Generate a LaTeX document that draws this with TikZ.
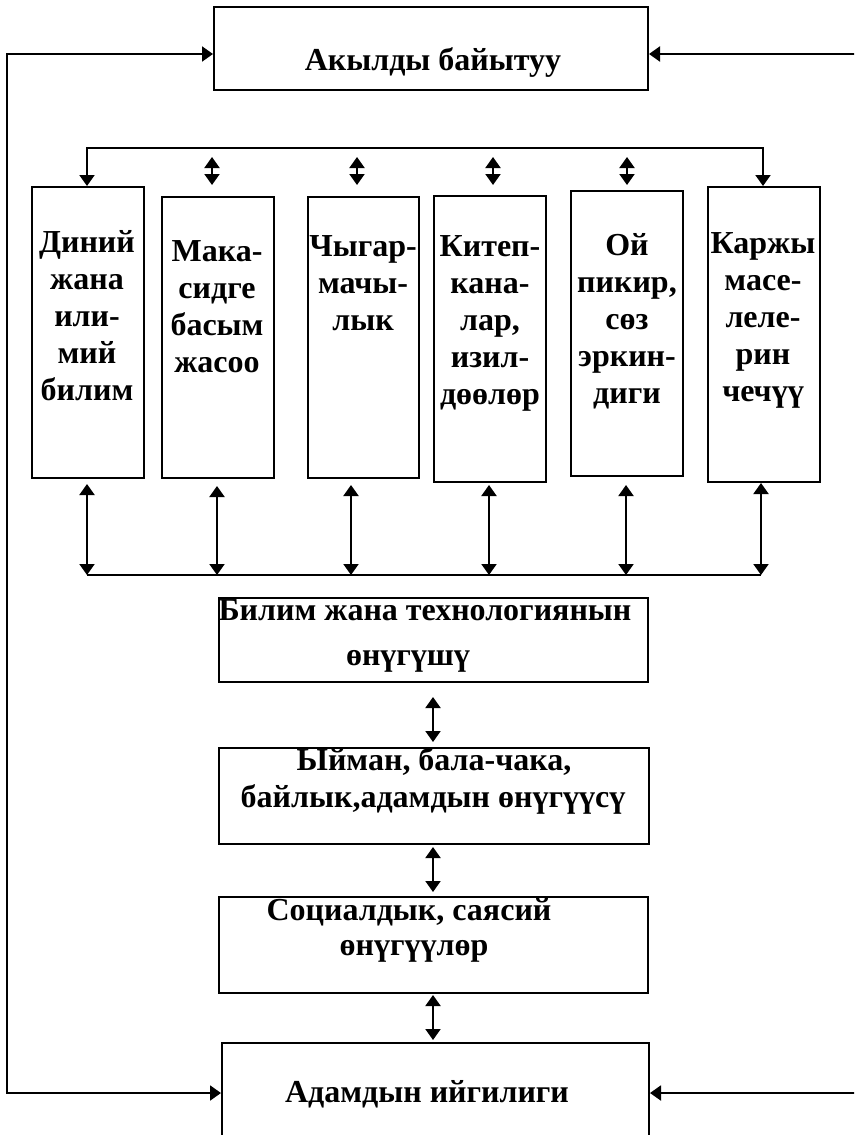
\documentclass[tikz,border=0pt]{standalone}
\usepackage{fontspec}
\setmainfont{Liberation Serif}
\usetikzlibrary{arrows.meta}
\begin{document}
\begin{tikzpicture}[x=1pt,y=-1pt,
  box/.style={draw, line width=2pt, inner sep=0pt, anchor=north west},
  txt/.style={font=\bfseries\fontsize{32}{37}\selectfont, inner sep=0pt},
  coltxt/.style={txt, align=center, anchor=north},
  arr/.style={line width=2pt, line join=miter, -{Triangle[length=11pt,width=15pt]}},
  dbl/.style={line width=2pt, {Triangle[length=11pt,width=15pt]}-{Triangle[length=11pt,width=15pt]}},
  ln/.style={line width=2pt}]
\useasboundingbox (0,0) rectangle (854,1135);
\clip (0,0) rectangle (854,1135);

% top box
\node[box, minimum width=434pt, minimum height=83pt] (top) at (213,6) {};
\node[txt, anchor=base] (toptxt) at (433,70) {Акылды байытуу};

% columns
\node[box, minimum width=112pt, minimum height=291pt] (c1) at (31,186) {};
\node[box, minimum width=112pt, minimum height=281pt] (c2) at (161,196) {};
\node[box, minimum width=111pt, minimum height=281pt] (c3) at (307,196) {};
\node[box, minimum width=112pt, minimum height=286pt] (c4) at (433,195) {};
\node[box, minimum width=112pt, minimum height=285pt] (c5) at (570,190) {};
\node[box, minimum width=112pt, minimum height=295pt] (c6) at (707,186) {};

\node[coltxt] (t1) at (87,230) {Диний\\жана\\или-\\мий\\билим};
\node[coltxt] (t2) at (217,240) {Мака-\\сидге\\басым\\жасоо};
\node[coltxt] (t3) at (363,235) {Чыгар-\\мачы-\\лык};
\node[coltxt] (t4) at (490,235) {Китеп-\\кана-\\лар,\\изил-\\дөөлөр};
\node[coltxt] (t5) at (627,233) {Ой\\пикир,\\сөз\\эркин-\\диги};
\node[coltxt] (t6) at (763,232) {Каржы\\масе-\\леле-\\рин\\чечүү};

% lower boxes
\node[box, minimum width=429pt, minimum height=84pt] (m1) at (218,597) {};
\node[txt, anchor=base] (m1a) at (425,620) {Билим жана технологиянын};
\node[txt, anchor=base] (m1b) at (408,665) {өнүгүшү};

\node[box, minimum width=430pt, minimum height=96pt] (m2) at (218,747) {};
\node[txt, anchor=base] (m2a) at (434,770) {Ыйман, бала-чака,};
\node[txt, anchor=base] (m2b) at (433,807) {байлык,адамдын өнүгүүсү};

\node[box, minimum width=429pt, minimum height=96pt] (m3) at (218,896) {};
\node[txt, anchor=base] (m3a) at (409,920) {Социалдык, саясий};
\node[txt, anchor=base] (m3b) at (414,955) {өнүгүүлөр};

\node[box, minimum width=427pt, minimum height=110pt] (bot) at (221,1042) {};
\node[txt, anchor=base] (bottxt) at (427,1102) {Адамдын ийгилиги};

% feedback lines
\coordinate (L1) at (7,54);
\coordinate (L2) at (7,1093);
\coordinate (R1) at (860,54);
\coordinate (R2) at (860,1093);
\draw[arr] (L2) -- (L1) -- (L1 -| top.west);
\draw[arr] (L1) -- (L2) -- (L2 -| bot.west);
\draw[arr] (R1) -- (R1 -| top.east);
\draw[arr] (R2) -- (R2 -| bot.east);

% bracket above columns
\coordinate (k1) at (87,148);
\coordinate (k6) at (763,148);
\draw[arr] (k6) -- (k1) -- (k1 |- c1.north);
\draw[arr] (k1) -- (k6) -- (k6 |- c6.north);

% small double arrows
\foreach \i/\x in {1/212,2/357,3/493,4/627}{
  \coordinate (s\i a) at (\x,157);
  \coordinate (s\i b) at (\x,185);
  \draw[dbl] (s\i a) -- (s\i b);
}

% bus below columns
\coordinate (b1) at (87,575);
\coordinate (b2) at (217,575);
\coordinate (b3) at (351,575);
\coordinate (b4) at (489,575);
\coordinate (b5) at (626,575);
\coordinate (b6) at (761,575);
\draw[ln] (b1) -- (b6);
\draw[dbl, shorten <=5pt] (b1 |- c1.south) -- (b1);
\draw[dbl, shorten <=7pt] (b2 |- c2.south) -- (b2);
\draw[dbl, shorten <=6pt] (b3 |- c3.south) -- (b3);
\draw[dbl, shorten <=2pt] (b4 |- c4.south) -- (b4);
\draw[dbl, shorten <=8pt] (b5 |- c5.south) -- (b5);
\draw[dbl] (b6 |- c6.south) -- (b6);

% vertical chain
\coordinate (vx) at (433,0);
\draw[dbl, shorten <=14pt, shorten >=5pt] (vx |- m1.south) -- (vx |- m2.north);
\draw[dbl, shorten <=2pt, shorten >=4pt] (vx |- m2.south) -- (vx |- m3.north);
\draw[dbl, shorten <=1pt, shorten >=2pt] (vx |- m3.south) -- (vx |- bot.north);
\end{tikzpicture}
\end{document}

Stated problem:
Repeat the listing above from its first line through the line that contains "anchor=base] (m2b) at", both included, and nothing more. Drop the pictures.

Written answer:
Generate a LaTeX document that draws this with TikZ.
\documentclass[tikz,border=0pt]{standalone}
\usepackage{fontspec}
\setmainfont{Liberation Serif}
\usetikzlibrary{arrows.meta}
\begin{document}
\begin{tikzpicture}[x=1pt,y=-1pt,
  box/.style={draw, line width=2pt, inner sep=0pt, anchor=north west},
  txt/.style={font=\bfseries\fontsize{32}{37}\selectfont, inner sep=0pt},
  coltxt/.style={txt, align=center, anchor=north},
  arr/.style={line width=2pt, line join=miter, -{Triangle[length=11pt,width=15pt]}},
  dbl/.style={line width=2pt, {Triangle[length=11pt,width=15pt]}-{Triangle[length=11pt,width=15pt]}},
  ln/.style={line width=2pt}]
\useasboundingbox (0,0) rectangle (854,1135);
\clip (0,0) rectangle (854,1135);

% top box
\node[box, minimum width=434pt, minimum height=83pt] (top) at (213,6) {};
\node[txt, anchor=base] (toptxt) at (433,70) {Акылды байытуу};

% columns
\node[box, minimum width=112pt, minimum height=291pt] (c1) at (31,186) {};
\node[box, minimum width=112pt, minimum height=281pt] (c2) at (161,196) {};
\node[box, minimum width=111pt, minimum height=281pt] (c3) at (307,196) {};
\node[box, minimum width=112pt, minimum height=286pt] (c4) at (433,195) {};
\node[box, minimum width=112pt, minimum height=285pt] (c5) at (570,190) {};
\node[box, minimum width=112pt, minimum height=295pt] (c6) at (707,186) {};

\node[coltxt] (t1) at (87,230) {Диний\\жана\\или-\\мий\\билим};
\node[coltxt] (t2) at (217,240) {Мака-\\сидге\\басым\\жасоо};
\node[coltxt] (t3) at (363,235) {Чыгар-\\мачы-\\лык};
\node[coltxt] (t4) at (490,235) {Китеп-\\кана-\\лар,\\изил-\\дөөлөр};
\node[coltxt] (t5) at (627,233) {Ой\\пикир,\\сөз\\эркин-\\диги};
\node[coltxt] (t6) at (763,232) {Каржы\\масе-\\леле-\\рин\\чечүү};

% lower boxes
\node[box, minimum width=429pt, minimum height=84pt] (m1) at (218,597) {};
\node[txt, anchor=base] (m1a) at (425,620) {Билим жана технологиянын};
\node[txt, anchor=base] (m1b) at (408,665) {өнүгүшү};

\node[box, minimum width=430pt, minimum height=96pt] (m2) at (218,747) {};
\node[txt, anchor=base] (m2a) at (434,770) {Ыйман, бала-чака,};
\node[txt, anchor=base] (m2b) at (433,807) {байлык,адамдын өнүгүүсү};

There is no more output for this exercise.